> _What you will do_
Exactly retype the lines from the top of the data through the line containing "4.48, mark: '*'", leaving out every picture.

> _Records shown_
--- begin ---

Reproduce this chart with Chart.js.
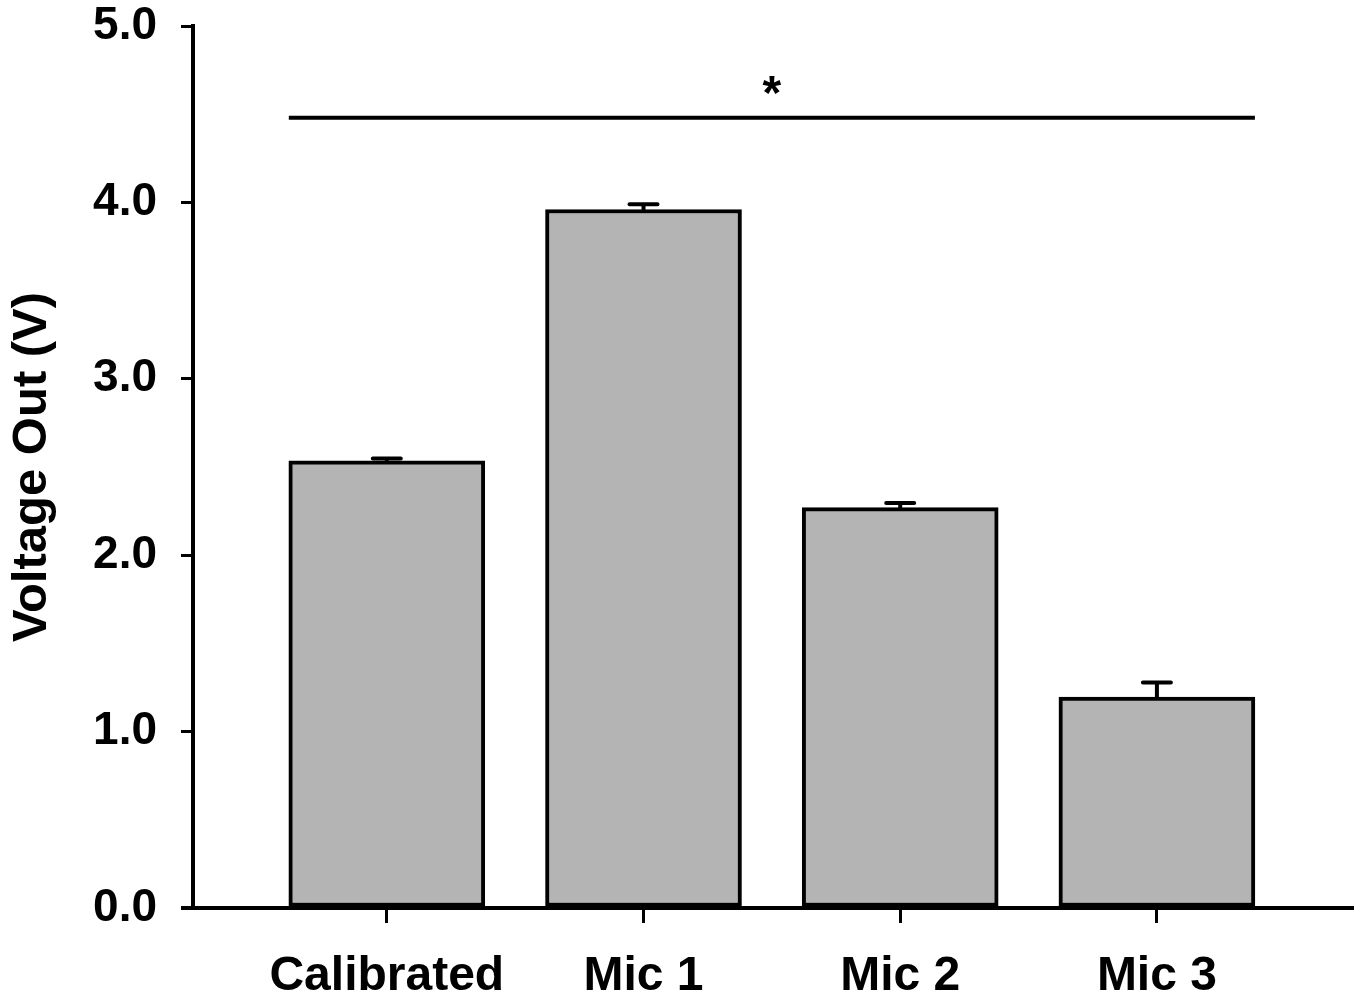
<!DOCTYPE html>
<html>
<head>
<meta charset="utf-8">
<script src="https://cdn.jsdelivr.net/npm/chart.js@4/dist/chart.umd.min.js"></script>
<style>
  html, body { margin: 0; padding: 0; background: #ffffff; }
  #wrap { width: 1360px; height: 998px; }
</style>
</head>
<body>
<div id="wrap"><canvas id="c"></canvas></div>
<script>
// Microphone output voltages
const categories = ['Calibrated', 'Mic 1', 'Mic 2', 'Mic 3'];
const meanVoltage = [2.535, 3.96, 2.27, 1.195];
const upperError = [0.013, 0.03, 0.026, 0.083];
const yTickValues = [0, 1, 2, 3, 4, 5];
const significance = { first: 0, last: 3, level: 4.48, mark: '*' };

const FONT = '"Liberation Sans", Arial, Helvetica, sans-serif';

// error bars, significance bar and the left stub of the x axis
const annotations = {
  id: 'annotations',
  afterDatasetsDraw(chart) {
    const ctx = chart.ctx;
    const xs = chart.scales.x, ys = chart.scales.y;
    const bars = chart.getDatasetMeta(0).data;
    ctx.save();
    ctx.strokeStyle = '#000';
    ctx.lineCap = 'round';
    ctx.lineWidth = 4;
    meanVoltage.forEach((v, i) => {
      const x = xs.getPixelForValue(i + 1);
      const y0 = ys.getPixelForValue(v);
      const y1 = ys.getPixelForValue(v + upperError[i]);
      ctx.beginPath();
      ctx.moveTo(x, y0); ctx.lineTo(x, y1);
      ctx.moveTo(x - 14, y1); ctx.lineTo(x + 14, y1);
      ctx.stroke();
    });
    // significance line across the groups
    const b0 = bars[significance.first], b1 = bars[significance.last];
    const ly = ys.getPixelForValue(significance.level);
    ctx.lineCap = 'butt';
    ctx.lineWidth = 4;
    ctx.beginPath();
    ctx.moveTo(b0.x - b0.width / 2, ly);
    ctx.lineTo(b1.x + b1.width / 2, ly);
    ctx.stroke();
    ctx.fillStyle = '#000';
    ctx.font = 'bold 48px ' + FONT;
    ctx.textAlign = 'center';
    ctx.textBaseline = 'middle';
    const mx = xs.getPixelForValue((significance.first + significance.last) / 2 + 1);
    ctx.fillText(significance.mark, mx, ys.getPixelForValue(4.65) + 8);
    // x axis line continues under the y tick marks
    const a = chart.chartArea;
    ctx.lineWidth = 4;
    ctx.beginPath();
    ctx.moveTo(a.left - 12, a.bottom);
    ctx.lineTo(a.left, a.bottom);
    ctx.stroke();
    ctx.restore();
  }
};

new Chart(document.getElementById('c'), {
  type: 'bar',
  data: {
    datasets: [{
      data: categories.map((c, i) => ({ x: i + 1, y: meanVoltage[i] })),
      backgroundColor: '#b4b4b4',
      borderColor: '#000000',
      borderWidth: 4,
      borderSkipped: false,
      barThickness: 196
    }]
  },
  options: {
    responsive: true,
    maintainAspectRatio: false,
    animation: false,
    layout: { padding: { top: 26, right: 8, bottom: 0, left: 0 } },
    plugins: { legend: { display: false }, tooltip: { enabled: false } },
    scales: {
      x: {
        type: 'linear',
        offset: false,
        min: 0.245,
        max: 4.76,
        afterFit(s) { s.height = 90; s.paddingLeft = 0; s.paddingRight = 0; },
        border: { display: true, color: '#000', width: 4 },
        grid: { offset: false, drawOnChartArea: false, drawTicks: true, tickLength: 15, color: '#000', lineWidth: 3 },
        ticks: {
          stepSize: 1,
          includeBounds: false,
          autoSkip: false,
          maxRotation: 0,
          padding: 25,
          color: '#000',
          font: { family: FONT, size: 48, weight: 'bold' },
          callback: v => (Number.isInteger(v) && v >= 1 && v <= categories.length) ? categories[v - 1] : ''
        }
      },
      y: {
        min: 0,
        max: 5,
        afterFit(s) { s.width = 193; s.paddingTop = 0; s.paddingBottom = 0; },
        afterBuildTicks(s) { s.ticks = yTickValues.map(v => ({ value: v })); },
        border: { display: true, color: '#000', width: 4 },
        grid: { drawOnChartArea: false, drawTicks: true, tickLength: 12, color: '#000', lineWidth: 3 },
        ticks: {
          padding: 24,
          color: '#000',
          font: { family: FONT, size: 46, weight: 'bold', lineHeight: 1 },
          callback: v => Number(v).toFixed(1)
        },
        title: {
          display: true,
          text: 'Voltage Out (V)',
          color: '#000',
          padding: { top: 3, bottom: 0 },
          font: { family: FONT, size: 49, weight: 'bold' }
        }
      }
    }
  },
  plugins: [annotations]
});
</script>
</body>
</html>
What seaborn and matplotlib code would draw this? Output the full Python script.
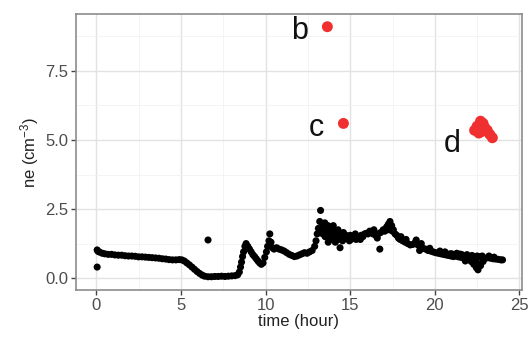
import matplotlib
matplotlib.use("Agg")
import matplotlib.pyplot as plt
import seaborn as sns
import pandas as pd
from matplotlib.ticker import MultipleLocator

# ---- data ----
time_black = [0.05, 0.05, 0.1, 0.2, 0.35, 0.5, 0.7, 0.9, 1.1, 1.3, 1.5, 1.7, 1.9, 2.1, 2.3, 2.5,
              2.7, 2.9, 3.1, 3.3, 3.5, 3.7, 3.9, 4.1, 4.3, 4.5, 4.7, 4.9, 5.05, 5.2, 5.35, 5.5,
              5.65, 5.8, 5.95, 6.1, 6.25, 6.4, 6.6, 6.6, 6.8, 7.0, 7.2, 7.4, 7.6, 7.8, 8.0, 8.2,
              8.35, 8.45, 8.52, 8.58, 8.64, 8.7, 8.78, 8.85, 8.95, 9.05, 9.15, 9.25, 9.35, 9.45,
              9.55, 9.65, 9.75, 9.85, 9.95, 10.05, 10.12, 10.2, 10.25, 10.32, 10.4, 10.5, 10.65,
              10.8, 10.95, 11.1, 11.25, 11.4, 11.55, 11.7, 11.85, 12.0, 12.15, 12.3, 12.45, 12.6,
              12.75, 12.9, 12.98, 13.05, 13.12, 13.2, 13.25, 13.3, 13.38, 13.45, 13.5, 13.52, 13.6,
              13.68, 13.7, 13.75, 13.82, 13.9, 13.98, 14.0, 14.05, 14.12, 14.2, 14.28, 14.35, 14.4,
              14.45, 14.55, 14.65, 14.75, 14.85, 14.95, 15.05, 15.15, 15.25, 15.35, 15.45, 15.55,
              15.65, 15.75, 15.85, 15.95, 16.05, 16.15, 16.25, 16.35, 16.5, 16.65, 16.75, 16.8,
              16.95, 17.05, 17.15, 17.25, 17.3, 17.35, 17.45, 17.55, 17.65, 17.75, 17.85, 17.95,
              18.1, 18.25, 18.4, 18.55, 18.7, 18.85, 18.9, 19.0, 19.15, 19.2, 19.3, 19.45, 19.6,
              19.75, 19.9, 20.05, 20.2, 20.35, 20.5, 20.6, 20.65, 20.8, 20.95, 21.0, 21.1, 21.25,
              21.4, 21.5, 21.55, 21.7, 21.8, 21.85, 21.9, 22.0, 22.15, 22.2, 22.3, 22.4, 22.45,
              22.5, 22.55, 22.6, 22.7, 22.8, 22.85, 23.0, 23.15, 23.3, 23.45, 23.6, 23.75, 23.9, 24.0,
              13.4, 13.65, 13.85, 14.1, 14.3, 14.6, 15.0, 15.3, 15.6, 16.4, 16.6, 17.2, 17.5,
              18.0, 18.3, 19.1, 19.7, 20.3, 20.9, 21.3, 21.6, 22.1, 22.65, 22.9, 23.2, 23.5]
ne_black = [1.02, 0.40, 0.97, 0.94, 0.90, 0.88, 0.86, 0.86, 0.84, 0.83, 0.83, 0.81, 0.80, 0.80, 0.79, 0.77,
            0.77, 0.76, 0.75, 0.74, 0.73, 0.72, 0.70, 0.69, 0.67, 0.66, 0.66, 0.67, 0.66, 0.62, 0.55, 0.48,
            0.40, 0.32, 0.24, 0.17, 0.11, 0.07, 0.05, 1.38, 0.05, 0.06, 0.06, 0.07, 0.06, 0.07, 0.08, 0.09,
            0.12, 0.22, 0.40, 0.58, 0.78, 0.95, 1.15, 1.25, 1.15, 1.05, 0.95, 0.85, 0.78, 0.70,
            0.62, 0.55, 0.50, 0.55, 0.75, 0.95, 1.15, 1.35, 1.60, 1.30, 1.10, 1.05, 1.10,
            1.05, 1.02, 0.98, 0.92, 0.86, 0.82, 0.78, 0.80, 0.84, 0.88, 0.92, 0.90, 0.95,
            1.00, 1.15, 1.35, 1.60, 1.80, 2.05, 2.45, 1.75, 1.60, 1.85, 2.00, 1.50, 1.70,
            1.90, 1.30, 1.55, 1.40, 1.70, 1.60, 1.90, 1.45, 1.30, 1.55, 1.75, 1.60, 1.10,
            1.50, 1.35, 1.45, 1.55, 1.45, 1.35, 1.40, 1.50, 1.45, 1.40, 1.45, 1.50,
            1.55, 1.50, 1.60, 1.62, 1.60, 1.70, 1.65, 1.60, 1.55, 1.60, 1.05, 1.65,
            1.75, 1.70, 1.85, 1.95, 1.75, 2.05, 1.90, 1.75, 1.60, 1.55, 1.45, 1.40,
            1.35, 1.30, 1.25, 1.20, 1.22, 1.30, 1.38, 1.20, 1.12, 1.25, 1.08, 1.05, 1.00,
            0.98, 0.95, 0.92, 0.90, 0.88, 0.86, 0.95, 0.84, 0.82, 0.80, 0.88, 0.78, 0.80,
            0.77, 0.87, 0.75, 0.78, 0.62, 0.74, 0.85, 0.70, 0.60, 0.82, 0.50, 0.65, 0.38,
            0.80, 0.30, 0.52, 0.45, 0.80, 0.60, 0.72, 0.74, 0.72, 0.70, 0.69, 0.68, 0.66, 0.66,
            1.95, 1.80, 1.85, 1.70, 1.40, 1.65, 1.55, 1.60, 1.40, 1.75, 1.45, 1.85, 1.70,
            1.50, 1.40, 1.00, 1.08, 0.98, 0.88, 0.90, 0.85, 0.75, 0.78, 0.70, 0.80, 0.76]

time_red = [13.65, 14.6, 22.35, 22.5, 22.6, 22.7, 22.75, 22.85, 22.95, 23.1, 23.25, 23.4]
ne_red = [9.10, 5.60, 5.35, 5.50, 5.25, 5.68, 5.30, 5.60, 5.45, 5.35, 5.20, 5.08]

label_text = ["b", "c", "d"]
label_time = [12.0, 13.0, 21.05]
label_ne = [8.95, 5.45, 4.85]

x_ticks = [0, 5, 10, 15, 20, 25]
y_ticks = [0.0, 2.5, 5.0, 7.5]

df_black = pd.DataFrame({"time": time_black, "ne": ne_black})
df_red = pd.DataFrame({"time": time_red, "ne": ne_red})

sns.set_style("white")
plt.rcParams["font.family"] = ["Liberation Sans", "DejaVu Sans"]
plt.rcParams["mathtext.default"] = "regular"

fig = plt.figure(figsize=(5.3, 3.4), dpi=100)
ax = fig.add_axes([76 / 530, 1 - 290 / 340, (522 - 76) / 530, (290 - 14) / 340])

sns.scatterplot(data=df_black, x="time", y="ne", ax=ax, color="black", s=26,
                edgecolor="none", linewidth=0, zorder=3)
sns.scatterplot(data=df_red, x="time", y="ne", ax=ax, color="#F03030", s=62,
                edgecolor="none", linewidth=0, zorder=4)

for t, x, y in zip(label_text, label_time, label_ne):
    ax.text(x, y, t, fontsize=22, ha="center", va="center", color="#111111", zorder=5)

ax.set_xlim(-1.2, 25.15)
ax.set_ylim(-0.43, 9.56)
ax.set_xticks(x_ticks)
ax.set_yticks(y_ticks)
ax.set_xticklabels([str(v) for v in x_ticks])
ax.set_yticklabels([f"{v:.1f}" for v in y_ticks])
ax.xaxis.set_minor_locator(MultipleLocator(2.5))
ax.yaxis.set_minor_locator(MultipleLocator(1.25))

ax.grid(which="major", color="#E2E2E2", linewidth=1.0, zorder=0)
ax.grid(which="minor", color="#F2F2F2", linewidth=0.6, zorder=0)
ax.set_axisbelow(True)

for sp in ax.spines.values():
    sp.set_color("#8C8C8C")
    sp.set_linewidth(1.2)

ax.tick_params(axis="both", which="major", length=3.5, width=1, color="#444444",
               labelsize=12, labelcolor="#4D4D4D", pad=2, direction="out",
               bottom=True, left=True)
ax.tick_params(axis="both", which="minor", length=0)

ax.set_xlabel("time (hour)", fontsize=12, color="#222222", labelpad=1)
ax.set_ylabel("ne (cm$^{-3}$)", fontsize=12, color="#222222", labelpad=3)

fig.savefig("out.png", dpi=100, facecolor="white")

--- end ---

> _Answer to this problem_
Reproduce this chart with Chart.js.
<!DOCTYPE html>
<html>
<head>
<meta charset="utf-8">
<script src="https://cdn.jsdelivr.net/npm/chart.js@4/dist/chart.umd.min.js"></script>
<style>
  html, body { margin: 0; padding: 0; background: #ffffff; }
  #wrap { width: 1360px; height: 998px; }
</style>
</head>
<body>
<div id="wrap"><canvas id="c"></canvas></div>
<script>
// Microphone output voltages
const categories = ['Calibrated', 'Mic 1', 'Mic 2', 'Mic 3'];
const meanVoltage = [2.535, 3.96, 2.27, 1.195];
const upperError = [0.013, 0.03, 0.026, 0.083];
const yTickValues = [0, 1, 2, 3, 4, 5];
const significance = { first: 0, last: 3, level: 4.48, mark: '*' };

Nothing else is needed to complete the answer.